Избранное : Феноменология австрийской культуры
Шрифт:
Именно такая судьба и выпала на долю сочинения Ганслика, конечный формализм которого не может быть подвергнут сомнению. Однако этот формализм, выраженный непоследовательно и сбивчиво, конкретный результат реально существовавших исторических сил. Именно то обстоятельство, что в нем отражены широкие, «эпохальные» движения, которым подводится весьма противоречивый итог, определяет значимость работы Ганслика. Уже упоминаемый Г. Эрлих характеризует ее появление так: «Это сочинение представило большинству своих читателей, даже философски образованных, совершенно новую, неожиданную точку зрения»[13].
Нельзя только представить себе дело так, будто в круг эстетических представлений века была «впрыснута» струя эстетического формализма. Столь же неверно связывать вершины «формальной» эстетики музыки, находя преемственность там, где она отсутствовала или наличествовала лишь отчасти. Действительно, фактически неверная формула: Кант — Гербарт, ученик Канта, — Циммерман, ученик Гербарта, — Ганслик, ученик Циммермана, — уже выводилась[14].
Однако, — что сейчас особо важно для нас, — никто из споривших не сумел разобрать слагаемых эстетической «суммы». Между тем они — это может показаться неожиданным — выводят за пределы чисто музыкальной проблематики и ее истории.
Чтобы попытаться рассмотреть слагаемые эстетической суммы Ганслика, необходимо не повторять ошибки историков эстетики и музыковедов, которые находили место для его работы в сфере отвлеченных эстетических идей, а обратить взгляд на конкретную среду, в которой создавалось это сочинение.

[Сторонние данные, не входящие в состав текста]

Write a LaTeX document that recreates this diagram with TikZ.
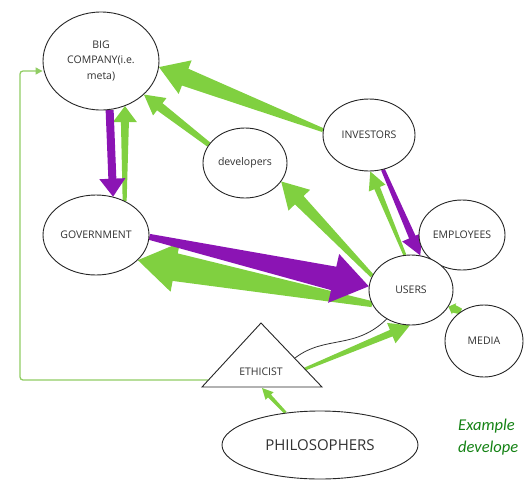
\documentclass[tikz,border=0pt]{standalone}
\usepackage{fontspec}
\setmainfont{Open Sans}
\newfontfamily\cali{Carlito}
\usetikzlibrary{calc,shapes.geometric,arrows.meta}
\definecolor{gr}{RGB}{128,208,64}
\definecolor{pu}{RGB}{139,20,180}
\definecolor{lgr}{RGB}{145,205,100}
\definecolor{txt}{RGB}{50,50,50}
\definecolor{capg}{RGB}{20,130,20}
\pgfdeclarelayer{bg}
\pgfsetlayers{bg,main}
% color, tail, tip, tail width, shaft width at head, head width, head length
\newcommand\fatarr[7]{%
  \path ($(#3)!#7pt!(#2)$) coordinate (fan);
  \fill[#1] ($(#2)!#4pt/2!90:(#3)$) -- ($(fan)!#5pt/2!-90:(#2)$) -- ($(fan)!#6pt/2!-90:(#2)$) -- (#3)
    -- ($(fan)!#6pt/2!90:(#2)$) -- ($(fan)!#5pt/2!90:(#2)$) -- ($(#2)!#4pt/2!-90:(#3)$) -- cycle;}
\begin{document}
\begin{tikzpicture}[x=1pt,y=-1pt,
  ell/.style={ellipse, draw=black!85, line width=0.9pt, fill=white, inner sep=0pt,
    text=txt, align=center, font=\fontsize{10.5}{15.5}\selectfont},
  thin/.style={lgr, line width=1.3pt, rounded corners=3pt, -{Triangle[length=7pt,width=7pt]}}]
\useasboundingbox (0,0) rectangle (525,480);
\node[ell, minimum width=116pt, minimum height=98pt] (big) at (101,61) {BIG\\COMPANY(i.e.\\meta)};
\node[ell, minimum width=84pt, minimum height=70pt] (dev) at (245,163) {developers};
\node[ell, minimum width=92pt, minimum height=72pt] (inv) at (369,135) {INVESTORS};
\node[ell, minimum width=86pt, minimum height=70pt] (emp) at (462,235) {EMPLOYEES};
\node[ell, minimum width=84pt, minimum height=70pt] (users) at (411,290) {USERS};
\node[ell, minimum width=78pt, minimum height=72pt] (media) at (484,341) {MEDIA};
\node[ell, minimum width=106pt, minimum height=80pt] (gov) at (96,235) {GOVERNMENT};
\node[ell, minimum width=196pt, minimum height=68pt, font=\fontsize{15}{18}\selectfont] (phil) at (320,445) {PHILOSOPHERS};
% ethicist triangle
\coordinate (ethA) at (261,323);
\coordinate (ethL) at (202,387);
\coordinate (ethR) at (322,387);
\coordinate (ethN) at (208,380);
\coordinate (ethK) at (305,369);
\coordinate (ethC) at (295,358);
\coordinate (ethB) at (262,388);
\filldraw[draw=black!85, line width=0.9pt, fill=white, line join=miter] (ethA) -- (ethL) -- (ethR) -- cycle;
\node[text=txt, font=\fontsize{10.5}{12}\selectfont] (eth) at (261,372) {ETHICIST};
% caption
\node[anchor=base west, inner sep=0pt, text=capg, font=\cali\itshape\fontsize{16.5}{18}\selectfont] (cap1) at (458,430) {Example};
\node[anchor=base west, inner sep=0pt, text=capg, font=\cali\itshape\fontsize{16.5}{18}\selectfont] (cap2) at (458,452) {develope};
\begin{pgfonlayer}{bg}
\coordinate (c1) at (20,380);
\coordinate (c2) at (20,71);
\draw[thin] (ethN) -- (c1) -- (c2) -- (c2 -| big.west);
\fatarr{gr}{inv.174}{big.-6}{4}{18}{36}{28}
\fatarr{gr}{dev.153}{big.-38}{5}{9}{22}{20}
\fatarr{gr}{gov.50}{big.-62}{4}{8}{24}{16}
\fatarr{pu}{big.-80}{gov.66}{8}{8}{26}{18}
\fatarr{gr}{users.200}{gov.-31}{6}{28}{50}{38}
\fatarr{gr}{users.160}{dev.-27}{4}{12}{30}{26}
\fatarr{gr}{users.100}{inv.-88}{3}{6}{18}{18}
\fatarr{pu}{inv.-68}{users.75}{4}{7}{22}{20}
\fatarr{pu}{gov.-2}{users.175}{6}{24}{50}{36}
\fatarr{gr}{media.128}{users.-24}{6}{8}{12}{6}
\fatarr{gr}{ethK}{users.268}{3}{7}{22}{20}
\fatarr{gr}{phil.137}{ethB}{3}{4}{11}{11}
\draw[black!80, line width=0.8pt] (ethC) .. controls (325,335) and (355,350) .. (users.230);
\end{pgfonlayer}
\end{tikzpicture}
\end{document}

Книга создавалась в начале 1850-х годов, а это было время, когда завершился культурный период, за которым в немецкой науке закрепилось удачное наименование — «бидермайер»[15]. Революция 1848–1849 годов основательно потрясла общество: в экономической, социальной, культурной сферах происходила значительная внутренняя перестройка — изменения, которые не всегда улавливались современниками. Историческое развитие в целом оказалось на той роковой наклонной плоскости, которая спустя 60 лет привела к непоправимой катастрофе — Первой мировой войне. Об этом не могли знать и этого не могли даже предчувствовать люди, только что пережившие конфликты середины века. Существенно то, что психологический климат времени был отмечен всеми возможными чертами примирения с действительностью, безусловно позитивным отношением к ней. Климат этот — дело сознательной (как бы «коллективной») человеческой воли, и он отражает направленность буржуазной идеологии той эпохи настроения фальшивой победы. Ведь вспомним, что даже военный конфликт между Пруссией и Австрией в 1866 году, даже такое страшное событие, как франко-прусская война 1870–1871 годов (которая лишь по сравнению с последующими мировыми войнами, может еще показаться событием «местного» значения), — все это было пережито обществом в целом с малопонятной легкостью, так что ужасную сторону происходящего старались не замечать, нанесенные раны зарубцовывались быстро, а патриотические восторги и материальные блага прикрывали испуг, если он был.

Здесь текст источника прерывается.